_Exercise aim_
Exclude the pictures, then copy word for word the lines running from the beginning of the records through the line with "text=white] (t2) at".

• • • • •

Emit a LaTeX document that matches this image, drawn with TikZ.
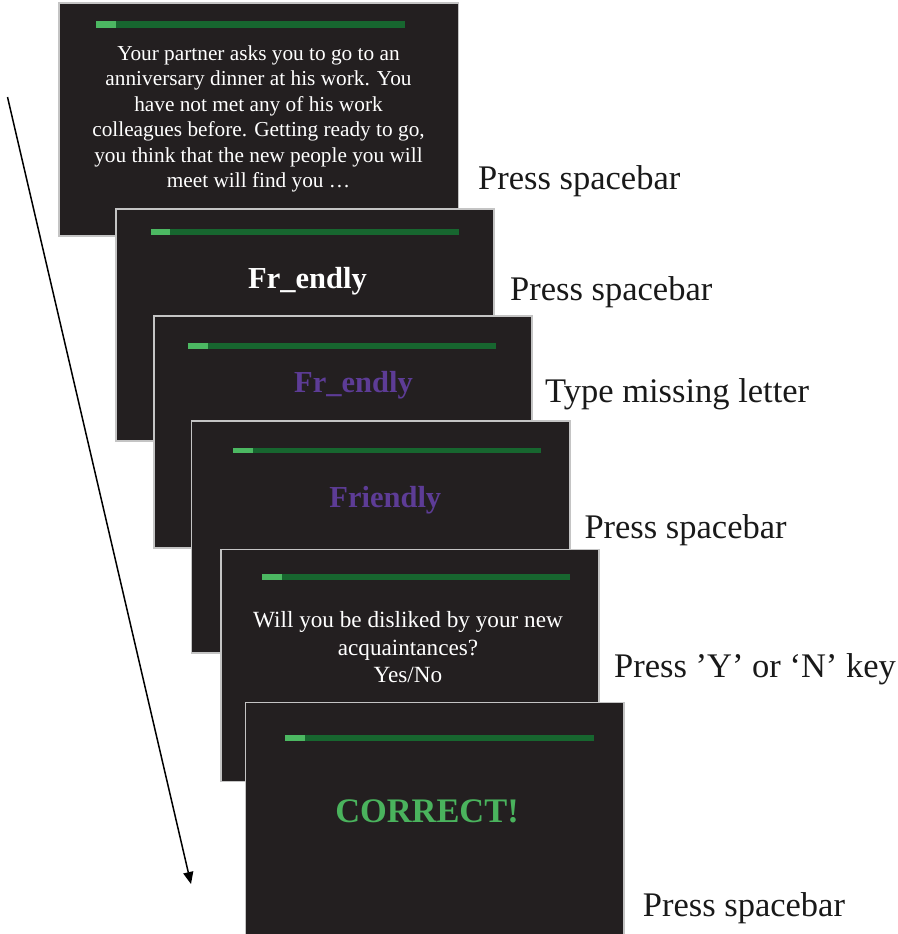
\documentclass[tikz,border=0pt]{standalone}
\usepackage{fontspec}
\setmainfont{Liberation Serif}
\usetikzlibrary{arrows.meta}

\definecolor{screenbg}{HTML}{231F20}
\definecolor{screenedge}{HTML}{C4C4C4}
\definecolor{bardark}{HTML}{17662F}
\definecolor{barlight}{HTML}{4CB862}
\definecolor{cuepurple}{HTML}{5D3C96}
\definecolor{okgreen}{HTML}{4AB35D}

\tikzset{
  screen/.style={draw=screenedge, line width=1.1pt, fill=screenbg,
    rectangle, inner sep=0pt, minimum width=378pt, minimum height=232pt},
  stimtext/.style={inner sep=0pt, anchor=base, text=white, align=center},
  cueword/.style={inner sep=0pt, anchor=base, font=\bfseries\fontsize{30.5}{36}\selectfont},
  steplabel/.style={inner sep=0pt, anchor=base west, text=black!90,
    font=\fontsize{34.5}{40}\selectfont},
}

% progress bar: left edge, split point, right edge, top, bottom
\newcommand{\progbar}[5]{%
  \fill[barlight] (#1,#4) rectangle (#2,#5);
  \fill[bardark] (#2,#4) rectangle (#3,#5);
}

\begin{document}
\begin{tikzpicture}[x=1pt, y=-1pt]
\useasboundingbox (0,0) rectangle (897,934);

% screen 1: scenario (text node is anchored at the baseline of its last line)
\node[screen, minimum width=399.5pt, minimum height=233pt] (s1) at (258.75,119.5) {};
\progbar{96}{116}{404.7}{21}{27.7}
\node[stimtext, font=\fontsize{21.3}{25.5}\selectfont] (t1) at (258.5,187.7)
  {Your partner asks you to go to an\\anniversary dinner at his work. You\\have not met any of his work\\colleagues before. Getting ready to go,\\you think that the new people you will\\meet will find you …};

% screen 2: fragment
\node[screen] (s2) at (305,325) {};
\progbar{150.7}{170.3}{459}{229}{234.7}
\node[cueword, text=white] (t2) at (307.5,288) {Fr\_endly};

% screen 3: fragment to complete
\node[screen] (s3) at (343,432) {};
\progbar{188}{208}{496}{343}{349}
\node[cueword, text=cuepurple] (t3) at (353.5,392.7) {Fr\_endly};

% screen 4: completed word
\node[screen, minimum width=378.5pt] (s4) at (380.75,537) {};
\progbar{233}{252.7}{541}{447.7}{453.3}
\node[cueword, text=cuepurple] (t4) at (385.3,507.3) {Friendly};

% screen 5: comprehension question
\node[screen, minimum height=232.4pt] (s5) at (410,665.5) {};
\progbar{262}{282}{570}{573.7}{579.7}
\node[stimtext, font=\fontsize{23.2}{27.7}\selectfont] (t5) at (408,682.7)
  {Will you be disliked by your new\\acquaintances?\\Yes/No};

% screen 6: feedback
\node[screen, minimum width=378.3pt, minimum height=232.3pt] (s6) at (434.85,818.85) {};
\progbar{285}{305}{593.7}{735}{741}
\node[cueword, text=okgreen, font=\bfseries\fontsize{34.4}{40}\selectfont] (t6) at (427,822.7) {CORRECT!};

% responses
\node[steplabel] (l1) at (478,189.3) {Press spacebar};
\node[steplabel] (l2) at (510,300) {Press spacebar};
\node[steplabel] (l3) at (545,402.7) {Type missing letter};
\node[steplabel] (l4) at (584.3,538.3) {Press spacebar};
\node[steplabel] (l5) at (614,677.3) {Press ’Y’ or ‘N’ key};
\node[steplabel] (l6) at (642.7,916.7) {Press spacebar};

% time arrow
\coordinate (tstart) at (7.5,97);
\coordinate (tend) at (191,884);
\draw[line width=1.5pt, -{Triangle[length=12pt, width=10pt]}] (tstart) -- (tend);
\end{tikzpicture}
\end{document}
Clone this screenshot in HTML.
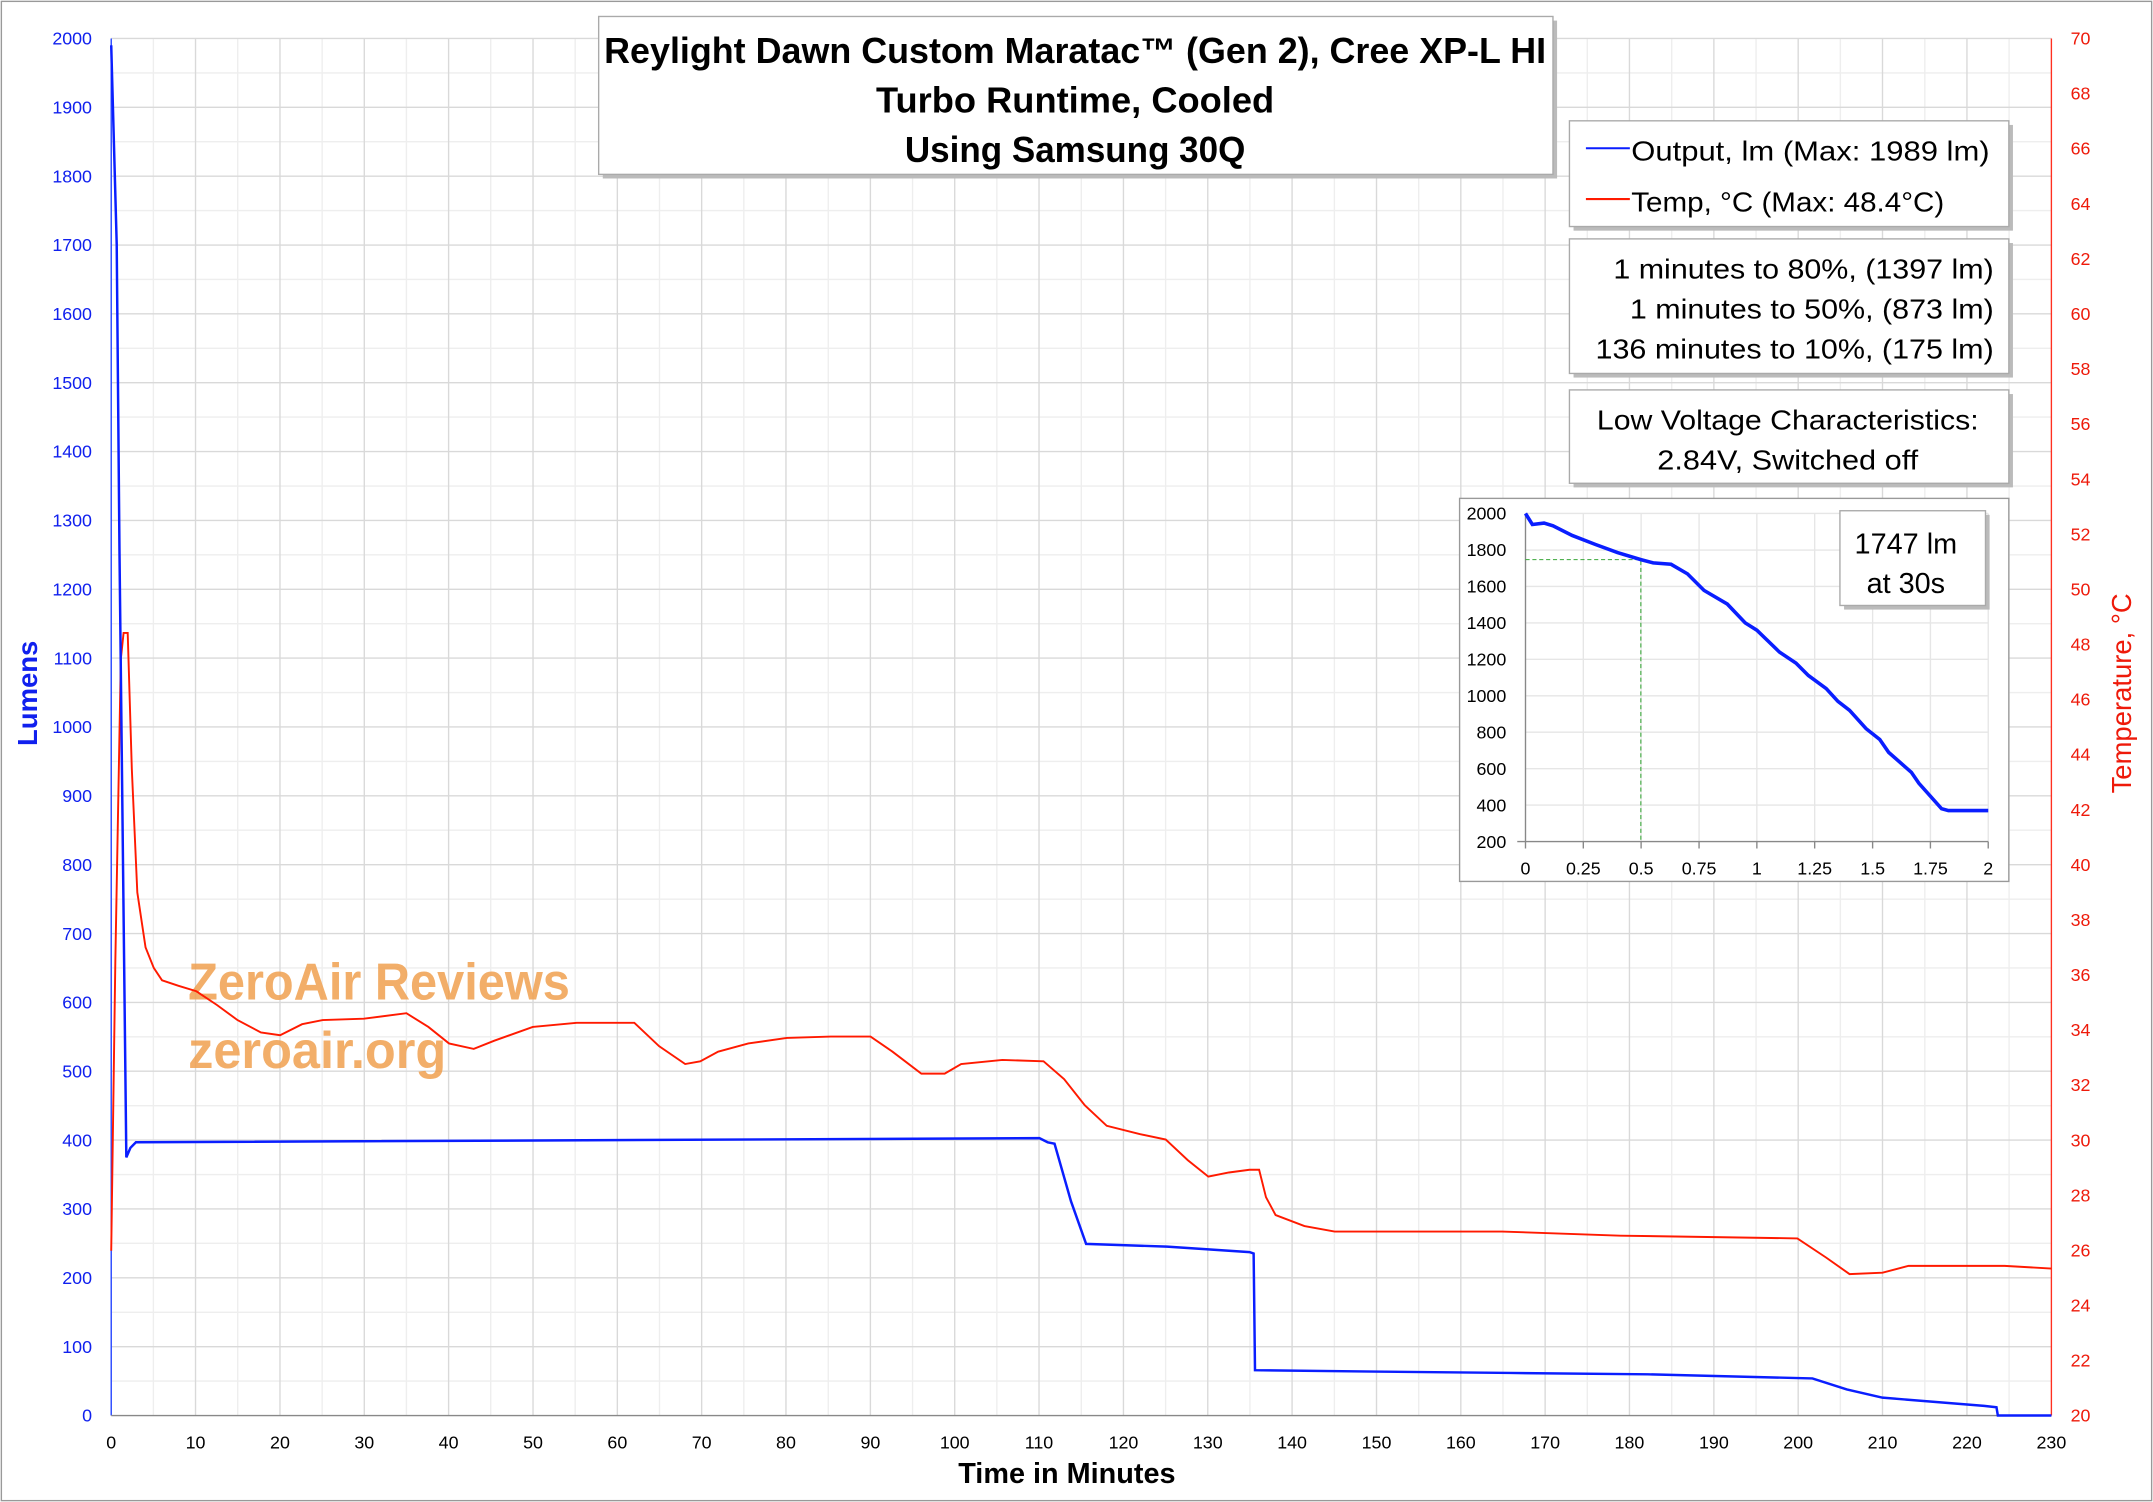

• • • • •

_Correct response_
Emit a LaTeX document that matches this image, drawn with TikZ.
\documentclass[tikz,border=0pt]{standalone}
\usepackage{fontspec}
\setmainfont{Liberation Serif}
\usetikzlibrary{arrows.meta}

\definecolor{screenbg}{HTML}{231F20}
\definecolor{screenedge}{HTML}{C4C4C4}
\definecolor{bardark}{HTML}{17662F}
\definecolor{barlight}{HTML}{4CB862}
\definecolor{cuepurple}{HTML}{5D3C96}
\definecolor{okgreen}{HTML}{4AB35D}

\tikzset{
  screen/.style={draw=screenedge, line width=1.1pt, fill=screenbg,
    rectangle, inner sep=0pt, minimum width=378pt, minimum height=232pt},
  stimtext/.style={inner sep=0pt, anchor=base, text=white, align=center},
  cueword/.style={inner sep=0pt, anchor=base, font=\bfseries\fontsize{30.5}{36}\selectfont},
  steplabel/.style={inner sep=0pt, anchor=base west, text=black!90,
    font=\fontsize{34.5}{40}\selectfont},
}

% progress bar: left edge, split point, right edge, top, bottom
\newcommand{\progbar}[5]{%
  \fill[barlight] (#1,#4) rectangle (#2,#5);
  \fill[bardark] (#2,#4) rectangle (#3,#5);
}

\begin{document}
\begin{tikzpicture}[x=1pt, y=-1pt]
\useasboundingbox (0,0) rectangle (897,934);

% screen 1: scenario (text node is anchored at the baseline of its last line)
\node[screen, minimum width=399.5pt, minimum height=233pt] (s1) at (258.75,119.5) {};
\progbar{96}{116}{404.7}{21}{27.7}
\node[stimtext, font=\fontsize{21.3}{25.5}\selectfont] (t1) at (258.5,187.7)
  {Your partner asks you to go to an\\anniversary dinner at his work. You\\have not met any of his work\\colleagues before. Getting ready to go,\\you think that the new people you will\\meet will find you …};

% screen 2: fragment
\node[screen] (s2) at (305,325) {};
\progbar{150.7}{170.3}{459}{229}{234.7}
\node[cueword, text=white] (t2) at (307.5,288) {Fr\_endly};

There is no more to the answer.